Your goal
Without the pictures, output the lines of the material from the very first through the one that holds "72, 19, 30]".

--

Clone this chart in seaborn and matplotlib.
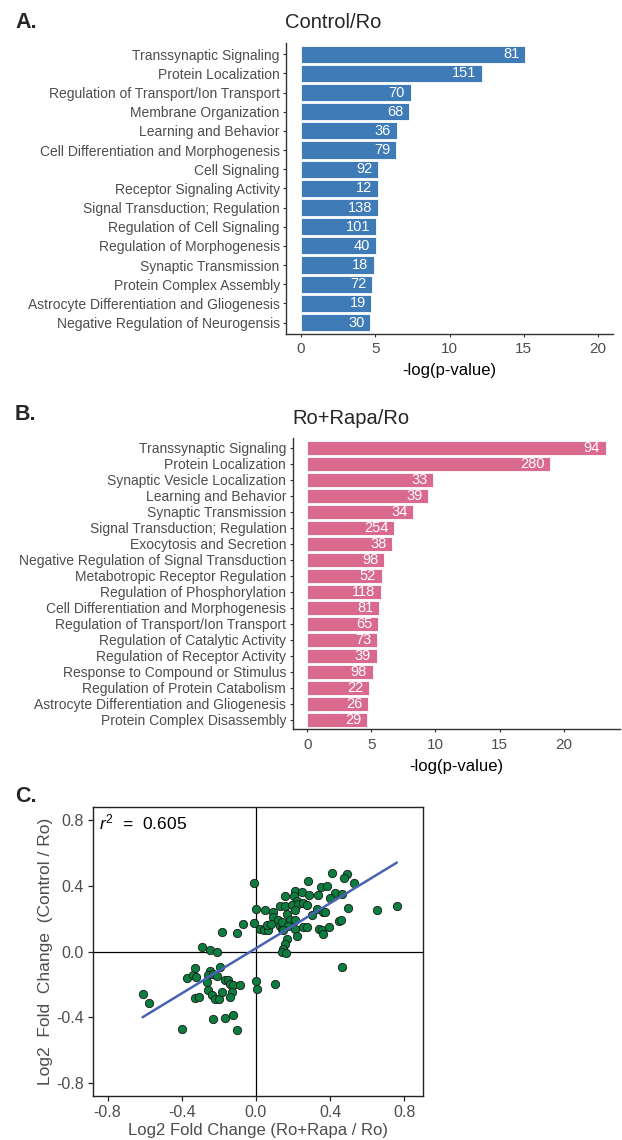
import numpy as np
import pandas as pd
import matplotlib
matplotlib.use("Agg")
import matplotlib.pyplot as plt
import seaborn as sns

# ---------------- data ----------------
termsA = ["Transsynaptic Signaling", "Protein Localization",
          "Regulation of Transport/Ion Transport", "Membrane Organization",
          "Learning and Behavior", "Cell Differentiation and Morphogenesis",
          "Cell Signaling", "Receptor Signaling Activity",
          "Signal Transduction; Regulation", "Regulation of Cell Signaling",
          "Regulation of Morphogenesis", "Synaptic Transmission",
          "Protein Complex Assembly", "Astrocyte Differentiation and Gliogenesis",
          "Negative Regulation of Neurogensis"]
valsA = [15.1, 12.2, 7.38, 7.25, 6.45, 6.4, 5.21, 5.2, 5.17, 5.08, 5.05, 4.92, 4.79, 4.74, 4.66]
countsA = [81, 151, 70, 68, 36, 79, 92, 12, 138, 101, 40, 18, 72, 19, 30]

termsB = ["Transsynaptic Signaling", "Protein Localization",
          "Synaptic Vesicle Localization", "Learning and Behavior",
          "Synaptic Transmission", "Signal Transduction; Regulation",
          "Exocytosis and Secretion", "Negative Regulation of Signal Transduction",
          "Metabotropic Receptor Regulation", "Regulation of Phosphorylation",
          "Cell Differentiation and Morphogenesis", "Regulation of Transport/Ion Transport",
          "Regulation of Catalytic Activity", "Regulation of Receptor Activity",
          "Response to Compound or Stimulus", "Regulation of Protein Catabolism",
          "Astrocyte Differentiation and Gliogenesis", "Protein Complex Disassembly"]
valsB = [23.28, 18.97, 9.81, 9.44, 8.24, 6.79, 6.6, 6.02, 5.8, 5.71, 5.58, 5.55,
         5.43, 5.4, 5.09, 4.81, 4.72, 4.66]
countsB = [94, 280, 33, 39, 34, 254, 38, 98, 52, 118, 81, 65, 73, 39, 98, 22, 26, 29]

# scatter: x = Log2FC (Ro+Rapa/Ro), y = Log2FC (Control/Ro)
sc_x = [-0.011, -0.002, -0.011, 0.049, 0.093, 0.090, 0.120, 0.022, 0.043, 0.067,
        0.061, 0.079, 0.129, 0.139, 0.408, 0.489, 0.476, 0.529, 0.282, 0.349,
        0.385, 0.156, 0.210, 0.246, 0.205, 0.219, 0.286, 0.333, 0.426, 0.399,
        0.466, 0.129, 0.156, 0.193, 0.228, 0.255, 0.273, 0.210, 0.165, 0.327,
        0.360, 0.372, 0.498, 0.651, 0.759, 0.300, 0.183, 0.210, 0.139, 0.174,
        0.147, 0.210, 0.252, 0.273, 0.341, 0.354, 0.360, 0.395, 0.449, 0.458,
        0.219, 0.165, 0.156, 0.147, 0.139, 0.160, 0.461, 0.101, -0.002, 0.006,
        -0.293, -0.248, -0.212, -0.183, -0.104, -0.068, -0.611, -0.575, -0.401, -0.374,
        -0.342, -0.329, -0.324, -0.248, -0.257, -0.263, -0.234, -0.209, -0.194, -0.257,
        -0.239, -0.221, -0.198, -0.182, -0.167, -0.149, -0.140, -0.122, -0.131, -0.140,
        -0.086, -0.234, -0.167, -0.126, -0.104, -0.329, -0.306]
sc_y = [0.416, 0.257, 0.176, 0.251, 0.242, 0.209, 0.189, 0.138, 0.128, 0.132,
        0.162, 0.168, 0.158, 0.138, 0.479, 0.473, 0.449, 0.416, 0.428, 0.391,
        0.396, 0.335, 0.367, 0.361, 0.341, 0.310, 0.347, 0.347, 0.355, 0.324,
        0.351, 0.280, 0.276, 0.286, 0.290, 0.294, 0.286, 0.250, 0.229, 0.260,
        0.239, 0.239, 0.264, 0.254, 0.280, 0.223, 0.189, 0.193, 0.178, 0.158,
        0.128, 0.138, 0.152, 0.152, 0.138, 0.128, 0.104, 0.148, 0.184, 0.189,
        0.097, 0.077, 0.047, 0.016, -0.005, -0.012, -0.095, -0.196, -0.182, -0.229,
        0.030, 0.012, -0.004, 0.118, 0.114, 0.168, -0.258, -0.313, -0.475, -0.160,
        -0.146, -0.099, -0.156, -0.116, -0.146, -0.183, -0.136, -0.150, -0.095, -0.237,
        -0.264, -0.288, -0.288, -0.248, -0.172, -0.172, -0.197, -0.203, -0.248, -0.278,
        -0.207, -0.410, -0.404, -0.385, -0.481, -0.284, -0.278]
r2_text = "0.605"

xticksA = [0, 5, 10, 15, 20]
xticksB = [0, 5, 10, 15, 20]
sc_ticks = [-0.8, -0.4, 0.0, 0.4, 0.8]

# ---------------- style ----------------
sns.set_theme(style="white")
plt.rcParams["font.family"] = ["Liberation Sans", "DejaVu Sans"]
plt.rcParams["mathtext.fontset"] = "custom"
plt.rcParams["mathtext.it"] = "Liberation Sans:italic"
plt.rcParams["mathtext.rm"] = "Liberation Sans"

W, H = 622, 1140
fig = plt.figure(figsize=(W / 100, H / 100), dpi=100)

def px_axes(l, t, r, b):
    return fig.add_axes([l / W, 1 - b / H, (r - l) / W, (b - t) / H])

GREY_TXT = "#4d4d4d"
SPINE = "#333333"
BLUE = "#3e7bb7"
PINK = "#d96a8e"


def bar_panel(ax, terms, vals, counts, color, xlim, xticks):
    df = pd.DataFrame({"term": terms, "val": vals})
    sns.barplot(data=df, x="val", y="term", order=terms, color=color,
                width=0.9, edgecolor="white", linewidth=0.6,
                saturation=1, ax=ax)
    for i, (v, c) in enumerate(zip(vals, counts)):
        ax.annotate(str(c), xy=(v, i), xytext=(-4, 0), textcoords="offset points",
                    ha="right", va="center", color="white", fontsize=10.5)
    n = len(terms)
    ax.set_ylim(n - 1 + 0.6, -0.6)
    ax.set_xlim(*xlim)
    ax.set_xticks(xticks)
    ax.set_ylabel("")
    ax.set_xlabel("-log(p-value)", fontsize=12, color="black", labelpad=5)
    for s in ["top", "right"]:
        ax.spines[s].set_visible(False)
    for s in ["left", "bottom"]:
        ax.spines[s].set_color(SPINE)
        ax.spines[s].set_linewidth(1.0)
    ax.tick_params(axis="y", length=2.5, width=0.8, color=SPINE, labelcolor=GREY_TXT,
                   labelsize=10, pad=2, left=True)
    ax.tick_params(axis="x", length=2.5, width=0.8, color=SPINE, labelcolor=GREY_TXT,
                   labelsize=11, pad=3.5, bottom=True)


# Panel A
axA = px_axes(286, 42.7, 613, 334)
bar_panel(axA, termsA, valsA, countsA, BLUE, (-1, 21), xticksA)
fig.text(333 / W, 1 - 23 / H, "Control/Ro", ha="center", va="center", fontsize=14.5)
fig.text(15 / W, 1 - 22 / H, "A.", ha="left", va="center", fontsize=15.5, fontweight="bold")

# Panel B
axB = px_axes(292.5, 438.3, 620, 729.3)
bar_panel(axB, termsB, valsB, countsB, PINK, (-1.16, 24.4), xticksB)
fig.text(351 / W, 1 - 418 / H, "Ro+Rapa/Ro", ha="center", va="center", fontsize=14.5)
fig.text(15 / W, 1 - 415 / H, "B.", ha="left", va="center", fontsize=15.5, fontweight="bold")

# Panel C
axC = px_axes(92.7, 807, 423, 1096)
dfc = pd.DataFrame({"x": sc_x, "y": sc_y})
axC.axhline(0, color="black", lw=0.9, zorder=1)
axC.axvline(0, color="black", lw=0.9, zorder=1)
sns.scatterplot(data=dfc, x="x", y="y", s=36, color="#0b7d3e", edgecolor="#1a1a1a",
                linewidth=0.6, ax=axC, zorder=3)
sns.regplot(data=dfc, x="x", y="y", scatter=False, ci=None, ax=axC,
            line_kws=dict(color="#4863b4", lw=1.8, zorder=4))
axC.set_xlim(-0.88, 0.90)
axC.set_ylim(-0.88, 0.88)
axC.set_xticks(sc_ticks)
axC.set_yticks(sc_ticks)
axC.set_xticklabels([f"{t:.1f}" for t in sc_ticks])
axC.set_yticklabels([f"{t:.1f}" for t in sc_ticks])
for s in axC.spines.values():
    s.set_visible(True)
    s.set_color("#222222")
    s.set_linewidth(1.0)
axC.tick_params(axis="both", length=3.5, width=0.9, color="#222222", labelcolor=GREY_TXT,
                labelsize=11.5, pad=3, bottom=True, left=True)
axC.set_xlabel("Log2 Fold Change (Ro+Rapa / Ro)", fontsize=12, color=GREY_TXT, labelpad=2)
axC.set_ylabel("Log2  Fold  Change  (Control / Ro)", fontsize=12.5, color=GREY_TXT, labelpad=2)
axC.text(0.02, 0.945, r"$r^2$  =  " + r2_text, transform=axC.transAxes,
         ha="left", va="center", fontsize=12.5, color="black")
fig.text(15 / W, 1 - 797 / H, "C.", ha="left", va="center", fontsize=15.5, fontweight="bold")

fig.savefig("out.png", dpi=100)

--

Answer to this exercise
Clone this chart in seaborn and matplotlib.
import numpy as np
import pandas as pd
import matplotlib
matplotlib.use("Agg")
import matplotlib.pyplot as plt
import seaborn as sns

# ---------------- data ----------------
termsA = ["Transsynaptic Signaling", "Protein Localization",
          "Regulation of Transport/Ion Transport", "Membrane Organization",
          "Learning and Behavior", "Cell Differentiation and Morphogenesis",
          "Cell Signaling", "Receptor Signaling Activity",
          "Signal Transduction; Regulation", "Regulation of Cell Signaling",
          "Regulation of Morphogenesis", "Synaptic Transmission",
          "Protein Complex Assembly", "Astrocyte Differentiation and Gliogenesis",
          "Negative Regulation of Neurogensis"]
valsA = [15.1, 12.2, 7.38, 7.25, 6.45, 6.4, 5.21, 5.2, 5.17, 5.08, 5.05, 4.92, 4.79, 4.74, 4.66]
countsA = [81, 151, 70, 68, 36, 79, 92, 12, 138, 101, 40, 18, 72, 19, 30]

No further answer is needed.